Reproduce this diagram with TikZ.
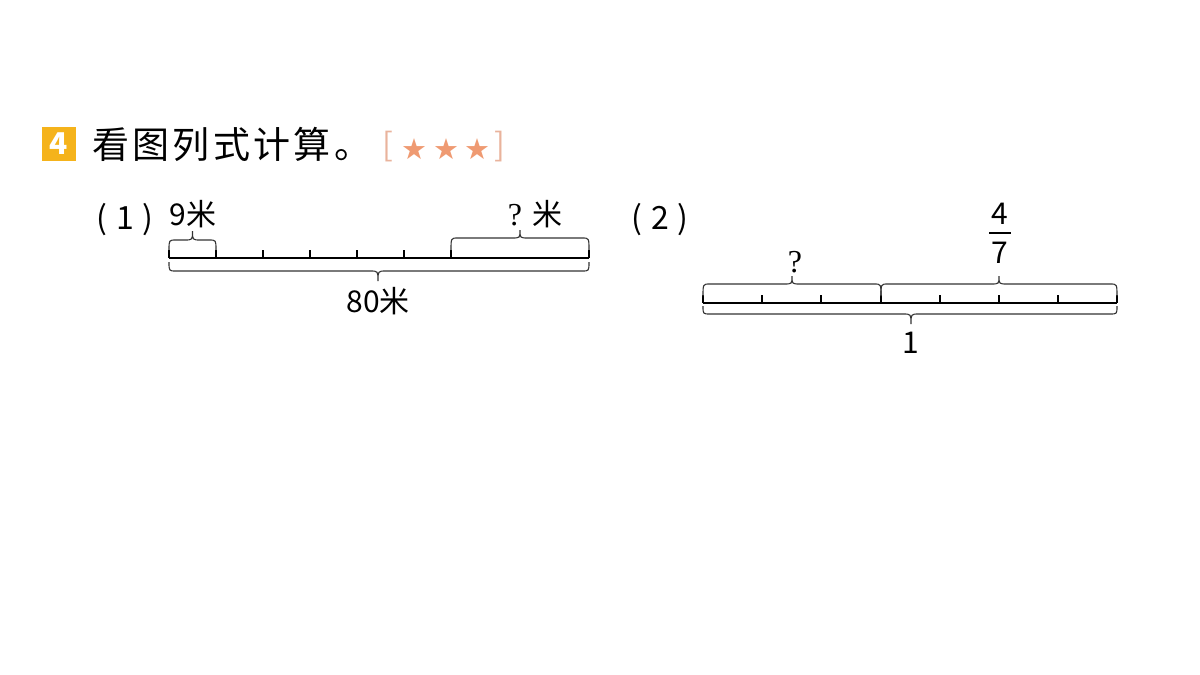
\documentclass[tikz,border=0pt]{standalone}
\usepackage{fontspec}
\setmainfont{Noto Sans CJK SC}
\newfontfamily\djv{DejaVu Sans}
\newfontfamily\qfont{Liberation Serif}
\newfontfamily\titlefont[LetterSpace=9]{Noto Sans CJK SC}
\definecolor{boxyellow}{HTML}{F5B31B}
\definecolor{starcol}{HTML}{EF9A72}
\definecolor{brcol}{HTML}{E9B39C}
\definecolor{bracecol}{HTML}{333333}
% #1 x-left, #2 x-right, #3 y-end, #4 y-flat, #5 y-tip, #6 x-tip
\newcommand{\mybrace}[6]{%
  \draw[bracegray] (#1,#3) .. controls (#1,#4) .. (#1+7,#4) -- (#6-8,#4)
    .. controls (#6,#4) .. (#6,#5) .. controls (#6,#4) .. (#6+8,#4)
    -- (#2-7,#4) .. controls (#2,#4) .. (#2,#3);}
\begin{document}
\begin{tikzpicture}[x=1pt,y=-1pt,
  bracegray/.style={draw=bracecol, line width=1.1pt},
  axis/.style={draw=black, line width=1.3pt},
  tick/.style={draw=black, line width=1.1pt},
  lbl/.style={font=\fontsize{30}{32}\selectfont, inner sep=0pt},
  qmark/.style={font=\qfont\fontsize{32}{34}\selectfont, inner sep=0pt},
  paren/.style={font=\fontsize{32}{34}\selectfont, inner sep=0pt}]
\useasboundingbox (0,0) rectangle (1200,675);
% heading
\node[fill=boxyellow, minimum size=34pt, inner sep=0pt, text=white,
  font=\fontsize{30}{30}\selectfont\bfseries] (num) at (59,144) {4};
\node[anchor=west, inner sep=0pt, font=\titlefont\fontsize{37}{39}\selectfont] (title) at (92,144) {看图列式计算。};
\node[inner sep=0pt, text=brcol, font=\fontsize{32}{34}\selectfont] (lb) at (388,147) {[};
\node[inner sep=0pt, text=starcol, font=\djv\fontsize{29}{30}\selectfont] (s1) at (414,149) {★};
\node[inner sep=0pt, text=starcol, font=\djv\fontsize{29}{30}\selectfont] (s2) at (446,149) {★};
\node[inner sep=0pt, text=starcol, font=\djv\fontsize{29}{30}\selectfont] (s3) at (477,149) {★};
\node[inner sep=0pt, text=brcol, font=\fontsize{32}{34}\selectfont] (rb) at (500,147) {]};
% (1)
\node[paren] (p1) at (125,220) {(\;1\;)};
\coordinate (a0) at (169,258);
\coordinate (a7) at (589,258);
\draw[axis] (a0) -- (a7);
\foreach \x in {169,216,263,310,357,404,451,589} \draw[tick] (\x,258) -- (\x,250);
\mybrace{169}{216}{250}{240}{231}{192.5}
\mybrace{451}{589}{250}{238}{230}{520}
\mybrace{169}{589}{262}{271}{281}{378}
\node[lbl] (l9) at (193,214) {9米};
\node[qmark] (q1) at (515,215) {?};
\node[lbl] (m1) at (547,214) {米};
\node[lbl] (l80) at (378,301) {80米};
% (2)
\node[paren] (p2) at (660,220) {(\;2\;)};
\draw[axis] (703,303) -- (1117,303);
\foreach \x in {703,762,821,881,940,999,1058,1117} \draw[tick] (\x,303) -- (\x,295);
\mybrace{703}{881}{296}{284}{276}{792}
\mybrace{881}{1117}{296}{284}{276}{999}
\mybrace{703}{1117}{306}{314}{324}{911}
\node[qmark] (q2) at (795,262) {?};
\node[lbl] (f4) at (1000,214) {4};
\draw[line width=1.1pt] (989,233) -- (1011,233);
\node[lbl] (f7) at (1000,253) {7};
\node[lbl] (one) at (911,343) {1};
\end{tikzpicture}
\end{document}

^^^^^^^^

**What to do**.
Repeat the data exactly, without the pictures.

**Exercise solution**.
Reproduce this diagram with TikZ.
\documentclass[tikz,border=0pt]{standalone}
\usepackage{fontspec}
\setmainfont{Noto Sans CJK SC}
\newfontfamily\djv{DejaVu Sans}
\newfontfamily\qfont{Liberation Serif}
\newfontfamily\titlefont[LetterSpace=9]{Noto Sans CJK SC}
\definecolor{boxyellow}{HTML}{F5B31B}
\definecolor{starcol}{HTML}{EF9A72}
\definecolor{brcol}{HTML}{E9B39C}
\definecolor{bracecol}{HTML}{333333}
% #1 x-left, #2 x-right, #3 y-end, #4 y-flat, #5 y-tip, #6 x-tip
\newcommand{\mybrace}[6]{%
  \draw[bracegray] (#1,#3) .. controls (#1,#4) .. (#1+7,#4) -- (#6-8,#4)
    .. controls (#6,#4) .. (#6,#5) .. controls (#6,#4) .. (#6+8,#4)
    -- (#2-7,#4) .. controls (#2,#4) .. (#2,#3);}
\begin{document}
\begin{tikzpicture}[x=1pt,y=-1pt,
  bracegray/.style={draw=bracecol, line width=1.1pt},
  axis/.style={draw=black, line width=1.3pt},
  tick/.style={draw=black, line width=1.1pt},
  lbl/.style={font=\fontsize{30}{32}\selectfont, inner sep=0pt},
  qmark/.style={font=\qfont\fontsize{32}{34}\selectfont, inner sep=0pt},
  paren/.style={font=\fontsize{32}{34}\selectfont, inner sep=0pt}]
\useasboundingbox (0,0) rectangle (1200,675);
% heading
\node[fill=boxyellow, minimum size=34pt, inner sep=0pt, text=white,
  font=\fontsize{30}{30}\selectfont\bfseries] (num) at (59,144) {4};
\node[anchor=west, inner sep=0pt, font=\titlefont\fontsize{37}{39}\selectfont] (title) at (92,144) {看图列式计算。};
\node[inner sep=0pt, text=brcol, font=\fontsize{32}{34}\selectfont] (lb) at (388,147) {[};
\node[inner sep=0pt, text=starcol, font=\djv\fontsize{29}{30}\selectfont] (s1) at (414,149) {★};
\node[inner sep=0pt, text=starcol, font=\djv\fontsize{29}{30}\selectfont] (s2) at (446,149) {★};
\node[inner sep=0pt, text=starcol, font=\djv\fontsize{29}{30}\selectfont] (s3) at (477,149) {★};
\node[inner sep=0pt, text=brcol, font=\fontsize{32}{34}\selectfont] (rb) at (500,147) {]};
% (1)
\node[paren] (p1) at (125,220) {(\;1\;)};
\coordinate (a0) at (169,258);
\coordinate (a7) at (589,258);
\draw[axis] (a0) -- (a7);
\foreach \x in {169,216,263,310,357,404,451,589} \draw[tick] (\x,258) -- (\x,250);
\mybrace{169}{216}{250}{240}{231}{192.5}
\mybrace{451}{589}{250}{238}{230}{520}
\mybrace{169}{589}{262}{271}{281}{378}
\node[lbl] (l9) at (193,214) {9米};
\node[qmark] (q1) at (515,215) {?};
\node[lbl] (m1) at (547,214) {米};
\node[lbl] (l80) at (378,301) {80米};
% (2)
\node[paren] (p2) at (660,220) {(\;2\;)};
\draw[axis] (703,303) -- (1117,303);
\foreach \x in {703,762,821,881,940,999,1058,1117} \draw[tick] (\x,303) -- (\x,295);
\mybrace{703}{881}{296}{284}{276}{792}
\mybrace{881}{1117}{296}{284}{276}{999}
\mybrace{703}{1117}{306}{314}{324}{911}
\node[qmark] (q2) at (795,262) {?};
\node[lbl] (f4) at (1000,214) {4};
\draw[line width=1.1pt] (989,233) -- (1011,233);
\node[lbl] (f7) at (1000,253) {7};
\node[lbl] (one) at (911,343) {1};
\end{tikzpicture}
\end{document}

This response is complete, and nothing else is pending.